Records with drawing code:
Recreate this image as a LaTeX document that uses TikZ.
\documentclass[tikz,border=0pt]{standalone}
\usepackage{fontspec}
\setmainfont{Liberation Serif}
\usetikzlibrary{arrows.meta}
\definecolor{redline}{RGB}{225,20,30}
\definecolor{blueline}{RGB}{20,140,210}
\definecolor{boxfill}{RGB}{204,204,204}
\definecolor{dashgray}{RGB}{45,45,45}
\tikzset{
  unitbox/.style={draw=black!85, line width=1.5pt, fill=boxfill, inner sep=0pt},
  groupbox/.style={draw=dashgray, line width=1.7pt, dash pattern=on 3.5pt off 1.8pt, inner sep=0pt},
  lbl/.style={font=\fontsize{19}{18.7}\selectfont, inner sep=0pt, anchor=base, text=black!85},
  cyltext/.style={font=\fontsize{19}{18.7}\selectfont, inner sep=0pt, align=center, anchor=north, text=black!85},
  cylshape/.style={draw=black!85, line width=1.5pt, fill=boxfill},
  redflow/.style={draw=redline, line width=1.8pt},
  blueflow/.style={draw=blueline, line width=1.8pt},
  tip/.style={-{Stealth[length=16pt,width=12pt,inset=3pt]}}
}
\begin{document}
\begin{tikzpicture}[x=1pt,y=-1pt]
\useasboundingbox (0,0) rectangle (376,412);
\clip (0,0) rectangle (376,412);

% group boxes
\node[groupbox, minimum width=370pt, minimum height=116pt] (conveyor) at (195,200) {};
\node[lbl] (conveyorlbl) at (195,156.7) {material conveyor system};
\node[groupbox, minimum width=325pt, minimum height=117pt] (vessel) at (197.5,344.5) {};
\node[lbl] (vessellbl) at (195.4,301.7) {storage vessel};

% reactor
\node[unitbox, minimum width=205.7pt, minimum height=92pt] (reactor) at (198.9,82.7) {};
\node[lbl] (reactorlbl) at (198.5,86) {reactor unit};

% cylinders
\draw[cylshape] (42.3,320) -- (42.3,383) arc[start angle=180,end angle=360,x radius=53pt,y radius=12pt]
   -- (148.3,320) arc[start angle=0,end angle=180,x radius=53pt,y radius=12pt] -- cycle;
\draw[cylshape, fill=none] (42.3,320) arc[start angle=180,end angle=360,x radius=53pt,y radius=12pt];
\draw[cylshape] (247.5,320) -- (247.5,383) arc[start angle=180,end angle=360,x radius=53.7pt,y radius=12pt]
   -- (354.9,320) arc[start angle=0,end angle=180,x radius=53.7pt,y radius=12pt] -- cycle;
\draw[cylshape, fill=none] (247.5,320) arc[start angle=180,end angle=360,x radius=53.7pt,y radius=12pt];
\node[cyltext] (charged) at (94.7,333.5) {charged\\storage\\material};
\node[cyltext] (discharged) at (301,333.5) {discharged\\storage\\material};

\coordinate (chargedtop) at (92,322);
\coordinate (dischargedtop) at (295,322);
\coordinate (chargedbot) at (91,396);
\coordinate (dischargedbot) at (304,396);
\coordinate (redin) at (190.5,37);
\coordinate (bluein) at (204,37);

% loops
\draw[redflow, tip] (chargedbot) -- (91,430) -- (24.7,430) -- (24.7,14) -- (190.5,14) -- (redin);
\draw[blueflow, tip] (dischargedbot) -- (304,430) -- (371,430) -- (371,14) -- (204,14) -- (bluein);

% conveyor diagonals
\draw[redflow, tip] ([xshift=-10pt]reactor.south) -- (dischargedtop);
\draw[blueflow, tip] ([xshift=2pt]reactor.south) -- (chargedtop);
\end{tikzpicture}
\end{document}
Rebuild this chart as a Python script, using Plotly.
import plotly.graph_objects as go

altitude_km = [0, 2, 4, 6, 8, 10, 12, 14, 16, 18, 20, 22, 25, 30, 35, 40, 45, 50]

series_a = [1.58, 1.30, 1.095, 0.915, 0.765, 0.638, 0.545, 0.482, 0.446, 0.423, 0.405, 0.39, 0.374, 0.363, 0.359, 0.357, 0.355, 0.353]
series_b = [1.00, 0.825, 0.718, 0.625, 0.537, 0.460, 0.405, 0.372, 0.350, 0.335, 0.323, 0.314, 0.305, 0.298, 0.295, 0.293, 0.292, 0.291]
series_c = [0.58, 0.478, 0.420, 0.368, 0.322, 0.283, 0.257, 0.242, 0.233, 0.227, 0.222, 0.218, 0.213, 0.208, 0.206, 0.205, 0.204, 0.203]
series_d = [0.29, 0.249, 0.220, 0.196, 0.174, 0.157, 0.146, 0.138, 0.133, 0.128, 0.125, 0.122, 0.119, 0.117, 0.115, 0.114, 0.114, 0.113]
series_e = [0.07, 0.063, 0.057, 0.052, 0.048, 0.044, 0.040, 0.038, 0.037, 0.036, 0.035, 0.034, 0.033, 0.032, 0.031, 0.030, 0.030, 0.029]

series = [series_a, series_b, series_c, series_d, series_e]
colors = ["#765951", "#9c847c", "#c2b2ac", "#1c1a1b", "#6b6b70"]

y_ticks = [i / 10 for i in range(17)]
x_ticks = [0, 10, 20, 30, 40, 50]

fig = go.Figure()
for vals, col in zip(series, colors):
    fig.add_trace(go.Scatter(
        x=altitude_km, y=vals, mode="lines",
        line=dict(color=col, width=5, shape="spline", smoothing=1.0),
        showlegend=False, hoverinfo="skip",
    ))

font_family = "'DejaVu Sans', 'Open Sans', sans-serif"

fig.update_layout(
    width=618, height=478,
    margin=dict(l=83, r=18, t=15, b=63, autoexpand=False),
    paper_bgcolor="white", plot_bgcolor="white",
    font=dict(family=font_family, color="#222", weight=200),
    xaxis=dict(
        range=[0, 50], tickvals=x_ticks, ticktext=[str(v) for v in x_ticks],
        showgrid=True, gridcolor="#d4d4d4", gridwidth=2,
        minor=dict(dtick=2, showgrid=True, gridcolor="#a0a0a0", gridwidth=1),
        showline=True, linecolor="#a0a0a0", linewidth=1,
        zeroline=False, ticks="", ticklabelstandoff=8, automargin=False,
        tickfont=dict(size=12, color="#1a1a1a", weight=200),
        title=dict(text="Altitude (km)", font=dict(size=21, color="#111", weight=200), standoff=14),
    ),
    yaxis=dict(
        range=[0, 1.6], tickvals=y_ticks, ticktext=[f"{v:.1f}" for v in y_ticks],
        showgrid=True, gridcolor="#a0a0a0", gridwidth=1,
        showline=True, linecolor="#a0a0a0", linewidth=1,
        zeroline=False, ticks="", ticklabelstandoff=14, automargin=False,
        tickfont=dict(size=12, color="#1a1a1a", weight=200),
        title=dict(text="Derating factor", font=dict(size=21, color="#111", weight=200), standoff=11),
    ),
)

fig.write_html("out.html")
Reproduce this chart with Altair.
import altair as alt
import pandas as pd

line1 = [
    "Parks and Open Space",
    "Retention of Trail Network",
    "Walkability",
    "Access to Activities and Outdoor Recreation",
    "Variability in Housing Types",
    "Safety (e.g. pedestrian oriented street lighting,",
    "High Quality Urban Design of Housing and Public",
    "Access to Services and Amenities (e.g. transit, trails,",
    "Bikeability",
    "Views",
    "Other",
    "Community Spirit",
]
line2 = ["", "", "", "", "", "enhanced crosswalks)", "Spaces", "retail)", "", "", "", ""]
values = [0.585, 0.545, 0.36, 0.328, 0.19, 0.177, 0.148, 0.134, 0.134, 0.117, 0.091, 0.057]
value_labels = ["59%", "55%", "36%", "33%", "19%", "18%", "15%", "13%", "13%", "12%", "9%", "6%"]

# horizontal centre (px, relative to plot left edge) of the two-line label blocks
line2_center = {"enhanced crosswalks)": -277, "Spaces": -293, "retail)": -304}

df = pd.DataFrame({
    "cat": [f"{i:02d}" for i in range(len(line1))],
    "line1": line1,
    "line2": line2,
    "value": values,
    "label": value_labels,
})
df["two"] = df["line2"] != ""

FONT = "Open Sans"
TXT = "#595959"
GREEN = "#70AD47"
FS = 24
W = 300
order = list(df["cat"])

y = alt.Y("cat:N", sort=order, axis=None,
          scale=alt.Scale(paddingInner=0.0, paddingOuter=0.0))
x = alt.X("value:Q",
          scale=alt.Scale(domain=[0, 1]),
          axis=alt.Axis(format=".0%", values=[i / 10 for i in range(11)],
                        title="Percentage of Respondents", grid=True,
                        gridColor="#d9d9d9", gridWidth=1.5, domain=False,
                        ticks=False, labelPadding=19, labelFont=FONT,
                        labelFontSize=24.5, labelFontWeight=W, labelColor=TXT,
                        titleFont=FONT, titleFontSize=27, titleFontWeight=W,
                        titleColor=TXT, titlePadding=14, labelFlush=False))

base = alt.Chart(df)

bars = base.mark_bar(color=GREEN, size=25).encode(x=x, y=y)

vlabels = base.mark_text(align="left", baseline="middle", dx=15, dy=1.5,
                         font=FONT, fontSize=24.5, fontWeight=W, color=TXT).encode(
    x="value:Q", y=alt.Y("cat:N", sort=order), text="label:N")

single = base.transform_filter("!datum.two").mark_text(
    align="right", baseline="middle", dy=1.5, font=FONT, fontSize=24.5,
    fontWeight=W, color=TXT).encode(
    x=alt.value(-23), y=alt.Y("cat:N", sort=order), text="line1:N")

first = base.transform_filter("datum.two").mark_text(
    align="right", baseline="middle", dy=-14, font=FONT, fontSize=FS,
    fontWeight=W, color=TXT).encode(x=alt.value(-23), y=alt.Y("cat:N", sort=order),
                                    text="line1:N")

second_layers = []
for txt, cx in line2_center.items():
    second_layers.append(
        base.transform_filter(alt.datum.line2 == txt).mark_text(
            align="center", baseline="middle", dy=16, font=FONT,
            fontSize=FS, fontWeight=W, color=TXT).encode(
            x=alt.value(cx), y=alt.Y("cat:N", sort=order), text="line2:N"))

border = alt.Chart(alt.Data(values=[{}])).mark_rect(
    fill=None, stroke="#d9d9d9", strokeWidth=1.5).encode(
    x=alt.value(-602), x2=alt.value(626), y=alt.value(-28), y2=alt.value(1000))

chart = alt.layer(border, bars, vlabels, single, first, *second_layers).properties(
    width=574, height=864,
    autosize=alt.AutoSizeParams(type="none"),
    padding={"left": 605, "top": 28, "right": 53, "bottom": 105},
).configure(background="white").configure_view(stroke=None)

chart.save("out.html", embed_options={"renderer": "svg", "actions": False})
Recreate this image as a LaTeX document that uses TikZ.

Your task:
Extract verbatim only those lines that run from the line with "Rebuild this chart" to the line with "0.030, 0.030, 0.029]", inclusive.

Problem solution:
Rebuild this chart as a Python script, using Plotly.
import plotly.graph_objects as go

altitude_km = [0, 2, 4, 6, 8, 10, 12, 14, 16, 18, 20, 22, 25, 30, 35, 40, 45, 50]

series_a = [1.58, 1.30, 1.095, 0.915, 0.765, 0.638, 0.545, 0.482, 0.446, 0.423, 0.405, 0.39, 0.374, 0.363, 0.359, 0.357, 0.355, 0.353]
series_b = [1.00, 0.825, 0.718, 0.625, 0.537, 0.460, 0.405, 0.372, 0.350, 0.335, 0.323, 0.314, 0.305, 0.298, 0.295, 0.293, 0.292, 0.291]
series_c = [0.58, 0.478, 0.420, 0.368, 0.322, 0.283, 0.257, 0.242, 0.233, 0.227, 0.222, 0.218, 0.213, 0.208, 0.206, 0.205, 0.204, 0.203]
series_d = [0.29, 0.249, 0.220, 0.196, 0.174, 0.157, 0.146, 0.138, 0.133, 0.128, 0.125, 0.122, 0.119, 0.117, 0.115, 0.114, 0.114, 0.113]
series_e = [0.07, 0.063, 0.057, 0.052, 0.048, 0.044, 0.040, 0.038, 0.037, 0.036, 0.035, 0.034, 0.033, 0.032, 0.031, 0.030, 0.030, 0.029]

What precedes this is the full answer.